Antonio Manzini

Traducción de Teresa Clavel. Salamandra, 2015. 256 páginas, 17€

Rocco Schiavone es romano. Creció en el Trastèvere. Y lo echa de menos. Muchísimo. Pero cometió un error, o un buen puñado de ellos, y alguien decidió que se pudriría en una comisaría de pueblo. Por los siglos de los siglos. Una comisaría de, por qué no, Aosta, una pequeña calamidad nevada, a un tiro de piedra de las pistas de esquí de Val d'Ayas, Algún Lugar de los Alpes Italianos. A Rocco no le gustan las pistas de esquí. No le gustan los esquiadores. Los encuentra ridículos. No puede creerse que paguen por eso. Tirarse montaña abajo sobre un par de tablones ataviados con cuchillas. Rocco es un comisario de ciudad. Bueno, en realidad, no es exactamente un comisario, por mucho que Italo Pierron, lo más parecido a un ayudante (no inútil) con que Rocco cuenta allí arriba, no deje de llamarle así. Schiavone es, oficialmente, subjefe. Y odia el frío, la montaña, las botas de montaña, los anoraks, las plumas de los anoraks, y los cadáveres. Sobre todo, odia los cadáveres que aparecen en mitad de La Nada Helada. Cadáveres como el de Leone Miccichè, un conductor de pisanieves que ha acabado arrollado (y descuartizado) por un pisanieves.

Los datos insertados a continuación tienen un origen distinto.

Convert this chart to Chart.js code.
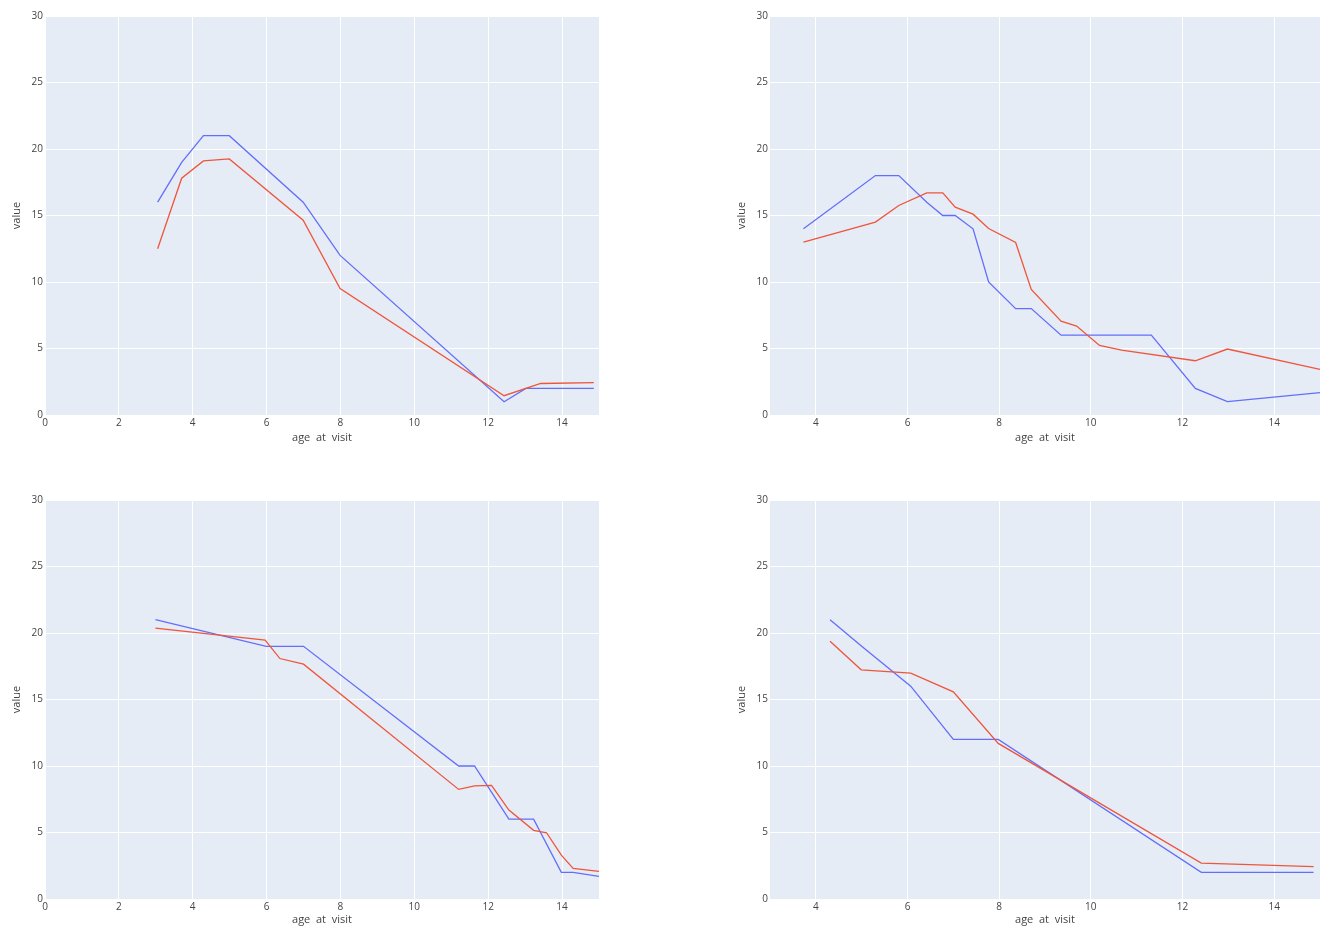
<!DOCTYPE html>
<html>
<head>
<meta charset="utf-8">
<script src="https://cdn.jsdelivr.net/npm/chart.js@4.4.1/dist/chart.umd.min.js"></script>
<style>
 html, body { margin: 0; padding: 0; background: #fff; overflow: hidden; }
 canvas { position: absolute; }
</style>
</head>
<body>
<canvas id="c1" width="610" height="444" style="left:0px;top:0px"></canvas>
<canvas id="c2" width="597" height="444" style="left:725px;top:0px"></canvas>
<canvas id="c3" width="610" height="442" style="left:0px;top:484px"></canvas>
<canvas id="c4" width="597" height="442" style="left:725px;top:484px"></canvas>
<script>
// tick labels
const yTicks = [0, 5, 10, 15, 20, 25, 30];
const xTicksLeft = [0, 2, 4, 6, 8, 10, 12, 14];
const xTicksRight = [4, 6, 8, 10, 12, 14];

// top left
const p1BlueX = [3.05, 3.70, 4.29, 4.99, 6.99, 7.99, 12.43, 13.02, 14.86];
const p1BlueY = [16, 19, 21, 21, 16, 12, 1, 2, 2];
const p1RedX = [3.05, 3.70, 4.29, 4.99, 6.99, 7.99, 12.43, 13.42, 14.86];
const p1RedY = [12.5, 17.8, 19.1, 19.25, 14.65, 9.5, 1.45, 2.37, 2.43];

// top right
const p2BlueX = [3.73, 5.30, 5.81, 6.42, 6.77, 7.04, 7.43, 7.77, 8.36, 8.70, 9.35, 11.32, 12.28, 12.98, 15.0];
const p2BlueY = [14, 18, 18, 16, 15, 15, 14, 10, 8, 8, 6, 6, 2, 1, 1.68];
const p2RedX = [3.73, 5.30, 5.81, 6.42, 6.77, 7.04, 7.43, 7.77, 8.36, 8.70, 9.35, 9.69, 10.19, 10.67, 12.28, 12.98, 15.0];
const p2RedY = [13, 14.5, 15.75, 16.7, 16.7, 15.63, 15.1, 14.02, 12.97, 9.44, 7.06, 6.69, 5.23, 4.88, 4.08, 4.96, 3.43];

// bottom left
const p3BlueX = [2.99, 5.99, 7.0, 11.2, 11.63, 12.56, 13.23, 13.98, 14.3, 15.0];
const p3BlueY = [21, 19, 19, 10, 10, 6, 6, 2, 2, 1.7];
const p3RedX = [2.99, 5.96, 6.36, 7.0, 11.2, 11.63, 12.09, 12.56, 13.23, 13.58, 13.98, 14.3, 15.0];
const p3RedY = [20.36, 19.46, 18.08, 17.66, 8.24, 8.51, 8.54, 6.69, 5.16, 4.98, 3.3, 2.3, 2.08];

// bottom right
const p4BlueX = [4.31, 5.0, 6.07, 7.0, 7.98, 12.41, 14.86];
const p4BlueY = [21, 19, 16, 12, 12, 2, 2];
const p4RedX = [4.31, 4.99, 6.07, 7.0, 7.98, 12.41, 14.86];
const p4RedY = [19.38, 17.23, 16.98, 15.58, 11.7, 2.7, 2.43];

const textColor = "#444444";
const fontFamily = "'Open Sans', sans-serif";

// plot area background
const plotBg = {
 id: "plotBg",
 beforeDraw(chart) {
  const { ctx, chartArea: a } = chart;
  ctx.save();
  ctx.fillStyle = "#E5ECF6";
  ctx.fillRect(a.left, a.top, a.right - a.left, a.bottom - a.top);
  ctx.restore();
 },
};

const toPoints = (xs, ys) => xs.map((x, i) => ({ x: x, y: ys[i] }));

function makeChart(id, blueX, blueY, redX, redY, xMin, xTicks, rightPad, axisH) {
 return new Chart(document.getElementById(id), {
  type: "scatter",
  data: {
   datasets: [
    {
     data: toPoints(redX, redY),
     borderColor: "#EF553B",
     borderWidth: 1.3,
     showLine: true,
     pointRadius: 0,
     tension: 0,
    },
    {
     data: toPoints(blueX, blueY),
     borderColor: "#636EFA",
     borderWidth: 1.3,
     showLine: true,
     pointRadius: 0,
     tension: 0,
    },
   ],
  },
  options: {
   responsive: false,
   animation: false,
   layout: { padding: { top: 16, right: rightPad, left: 0, bottom: 0 } },
   plugins: { legend: { display: false }, tooltip: { enabled: false } },
   scales: {
    x: {
     type: "linear",
     min: xMin,
     max: 15,
     afterBuildTicks: (scale) => { scale.ticks = xTicks.map((v) => ({ value: v })); },
     afterFit: (scale) => { scale.height = axisH; },
     grid: { color: "#ffffff", lineWidth: 1, drawTicks: false },
     border: { display: false },
     ticks: { color: textColor, padding: 2, maxRotation: 0, font: { family: fontFamily, size: 10 } },
     title: { display: true, text: "age  at  visit", color: textColor, padding: { top: 0, bottom: 0 }, font: { family: fontFamily, size: 11 } },
    },
    y: {
     type: "linear",
     min: 0,
     max: 30,
     afterBuildTicks: (scale) => { scale.ticks = yTicks.map((v) => ({ value: v })); },
     afterFit: (scale) => { scale.width = 45; },
     grid: { color: "#ffffff", lineWidth: 1, drawTicks: false },
     border: { display: false },
     ticks: { color: textColor, padding: 2, font: { family: fontFamily, size: 10 } },
     title: { display: true, text: "value", color: textColor, padding: { top: 10, bottom: 0 }, font: { family: fontFamily, size: 11 } },
    },
   },
  },
  plugins: [plotBg],
 });
}

makeChart("c1", p1BlueX, p1BlueY, p1RedX, p1RedY, 0, xTicksLeft, 11, 29);
makeChart("c2", p2BlueX, p2BlueY, p2RedX, p2RedY, 3, xTicksRight, 2, 29);
makeChart("c3", p3BlueX, p3BlueY, p3RedX, p3RedY, 0, xTicksLeft, 11, 27);
makeChart("c4", p4BlueX, p4BlueY, p4RedX, p4RedY, 3, xTicksRight, 2, 27);
</script>
</body>
</html>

Como en una versión mediterránea, profundamente mediterránea, de Twin Peaks, un Twin Peaks más nevado y menos leñador, Schiavone no tiene otro remedio que: 1) Sumergirse, en la medida de lo posible, en la pequeña comunidad (plagada de atractivas dueñas de tiendas de deportes, y de sus atractivas hermanas, dueñas de refugios de montaña) y, 2) Transigir y deshacerse de sus Clarks, un par de zapatos como guantes que le recuerdan a su querida Roma y que, en la montaña helada, le resultan tan útiles como un par de sandalias. A lo que Rocco no piensa renunciar es a su mal humor. A odiarlo todo y a todos. Y bendito sea ese mal humor porque le permite a su autor, el futuro Rey de la Novela Negra Italiana, firmar el noir más divertido de la temporada (y también el más gruñón, de un gruñón lindante con el absurdo y, por lo tanto, con la carcajada).



Recoge el testigo Antonio Manzini del gran Ed McBain, y su célebre y descacharrante comisaría del distrito 87; de Meyer Meyer, el agente de mesa con nombre (y nariz) de novelista judío, y Steve Carella, el inspector que trata de entenderse con su encantadora mujer sordomuda, y crea un ambiente, de oficina de pequeño pueblo, tan adorable como ridículo, con agentes tan inútiles como el bueno de Caciuoppolo, tipos que se dedican a dejar todo tipo de huellas (propias) en la escena del crimen y, evidentemente, vuelven locos a los de la Científica. La sensación es la de que Rocco está al frente de una clase de parvulario repleta de críos que se dedican a mirarle con los ojos como platos, convencidos de que nunca antes han visto nada igual. Sí, podría decirse que Rocco Schiavone es lo mejor que le ha pasado a la novela negra italiana desde Salvo Montalbano. Pero la cosa no se queda ahí. Porque Manzini podría haber creado un buen personaje (y ha creado uno enorme, uno que va a dar muchas, cientos, miles de alegrías a los amantes del naughty noir) y haberse olvidado de la trama. Y no es así. Aunque lo parezca, no es nada fácil construir un misterio redondo (tan redondo que el lector puede, si está lo suficientemente atento, señalar al culpable antes de que lo haga Rocco) con tan pocos elementos (y sospechosos). Y Manzini lo hace. Y no sólo eso, sino que le introduce una especie de bonus track que tiene que ver con el lado oscuro del protagonista (e incluso un puñado de páginas que esbozan el porqué de su odio, un odio que es en realidad tristeza) y que parece sacado de una de las delirantes historias de Arto Paasilina.



Así las cosas, Andrea Camilleri se queda corto cuando dice que Antonio Manzini "ha dibujado un personaje extraordinario". Antonio Manzini no sólo ha dibujado un personaje (más que) extraordinario. Ha dado forma a un (naugthy) noir de cinco estrellas.